As promised, the missus, the pork butt (see?) and I headed to the lake. In addition to entertaining us for the weekend, my step-brother was planning on having folks over on Sunday for Father's Day and a birthday party for his wife (There are clunkier titles than step sister in law, but not many.). To have the pork ready for Sunday supper, I put the rub on it Friday night and popped it in the smoker Saturday morning. A mere 26 hours later I had several pounds of beautifully succulent smoked pork.
For the most part, that's it. Once the pork is in the smoker it doesn't need to be touched for the next 24 hours (I tent it in aluminum foil for a final 2 hour steam.). The smoker, however, is terribly needy. I don't have kids, but I do have an idea of what it's like to feed something every three hours, even throughout the night. Admittedly, my small smoker can't hold much wood at once, but I figure even the big ones need tending.

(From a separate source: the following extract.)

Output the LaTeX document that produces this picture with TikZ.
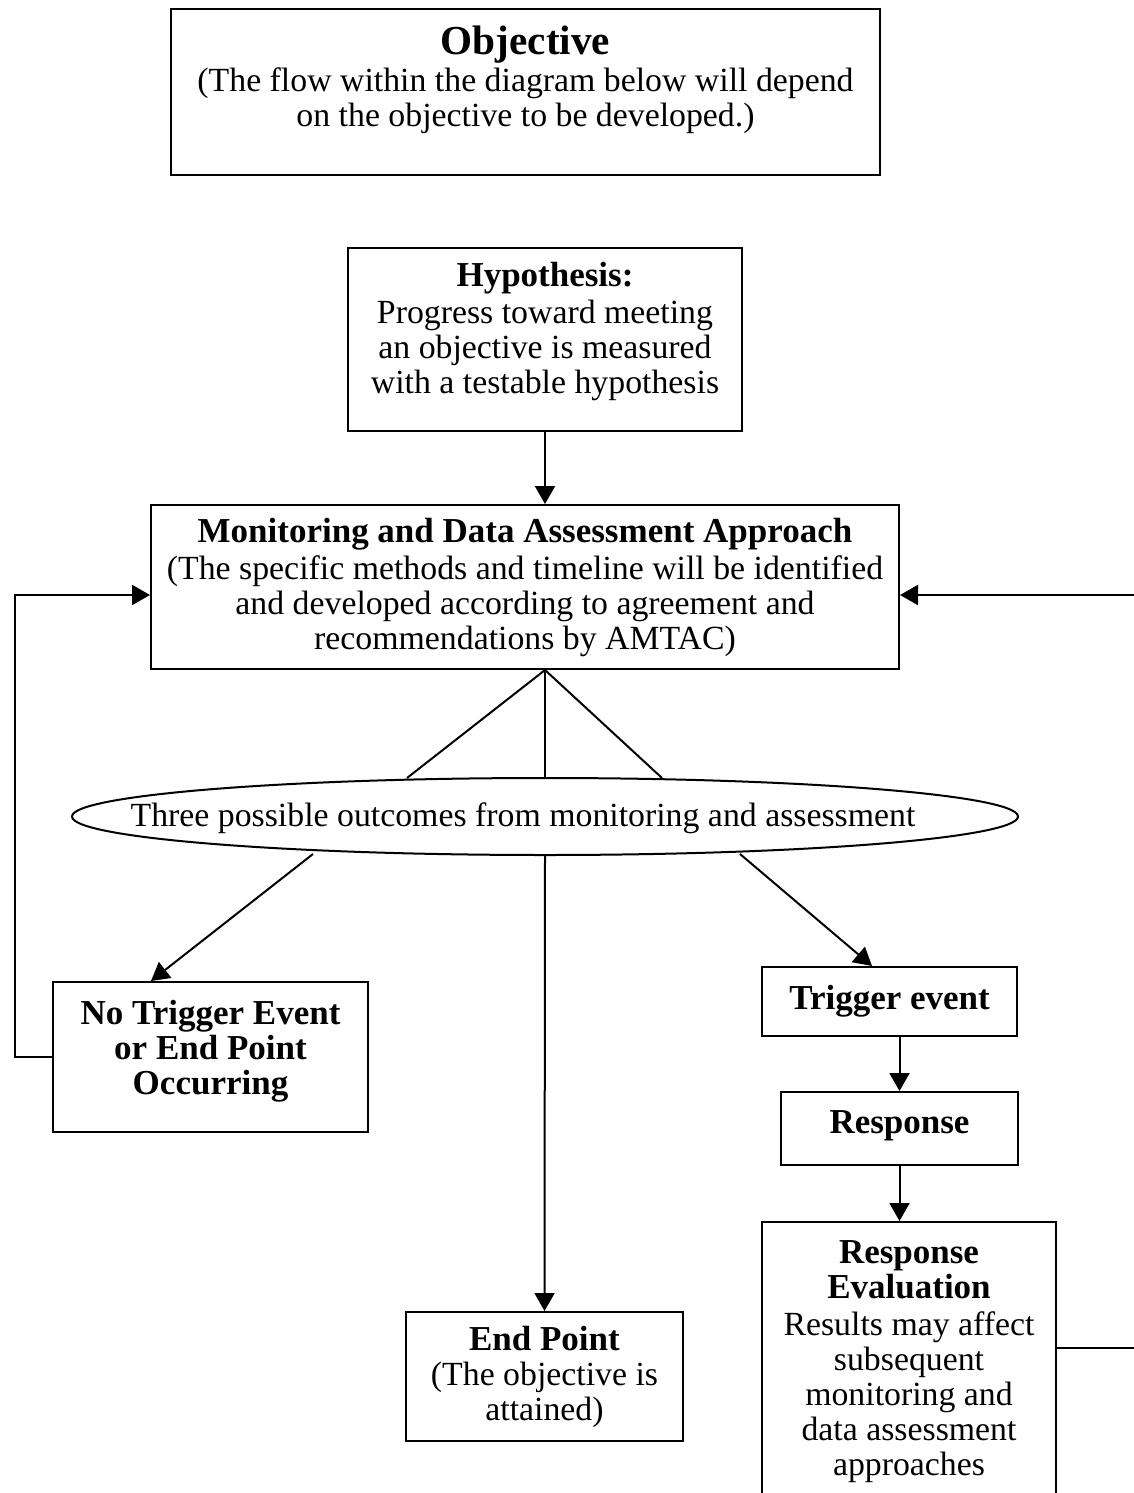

Regardless, when you're pulling apart that soft mass of juicy pork, all that time and effort spent tending and feeding the smoker -- not to mention the stink of smoke that permeates your skin and clothes -- will be well worth it, I promise. And when you mix that pork with your own barbecue sauce, you may well love that meal more than you love your kid. (It might also bring you more joy, but that's between you and your kid.).
1 pork butt (Shoulders run anywhere from 5 to 8 pounds, but make sure to factor in the bone.)
1.5 cup of rub (As I've said before, I like Steven Raichlen's barbecue rub. But don't be afraid to play with the ingredients if it's not to your tastes.)
1 gallon apple cider
4 cups of barbecue sauce (I did a 60/40 split between my homemade sauce, which is a Memphis style, and a bottle of Eastern Carolina sauce. Use what you like, but consider making it yourself. It always tastes better when you cooked it.)
Enough aluminum foil to wrap the pork butt
Wood, lots of wood (or about four bags of large wood chunks and three bags of wood chips available at any hardware store in the barbecue section: we used mesquite and hickory)
The night before you get started, add the rub to the pork butt, cover and return to the fridge. The next day, pull the pork out of the fridge and inject it with as much apple cider as you can (should end up being about a cup of cider). When you're done, leave the pork on the kitchen counter and get started on lighting the smoker.
I like to begin with charcoal and then add the wood chunks. This gets the wood burning really well. When the fire is out and the wood coals are hot, fill the liquid tray 3/4 full of apple cider, put the top grate back in place, stick the pork in the smoker skin side up and close the lid. It will be the last time you see the pork for the next 24 hours.
At this point, all doors and lids should be closed and the smoker should be doing what it does (smoking).
I find that my smoker starts cooling off about every three hours. It's a long, slow cook, so you don't want the smoker to run very hot (250 degrees at most, or between warm and ideal if you have a gauge like mine.). When your smoker begins cooling off, add a few more big pieces of wood and a few handfuls of wood chips. Not only will this bring the temperature back up, but it will start the smoking again. Also, check the liquid tray every time you add wood. Using a baster or funnel, add apple cider and/or a mix of cider and water as needed (The apple cider keeps the upper area of the smoker humid and the pork moist.). Do not, under any circumstances open the lid.
(Tip: The smoker shouldn't billow smoke for the entire 26 hours. I find that mine smokes for about an hour and a half every time I feed it new wood. That amount of smoke is plenty. The smoker does, however, cook the pork for the entire 26 hours. Also, invest in bellows unless you like sticking your face in the smoker to blow on the embers.)
After 24 hours, remove the lid and wrap the pork butt in aluminum foil. Put the lid back on for the final two hours.
When the 26 hours are up, pull the pork off (it'll look like a soft lump of coal -- which is a good thing) and let it rest for about 30 minutes.
Once it's cool enough to handle, pull it, sauce it and eat it.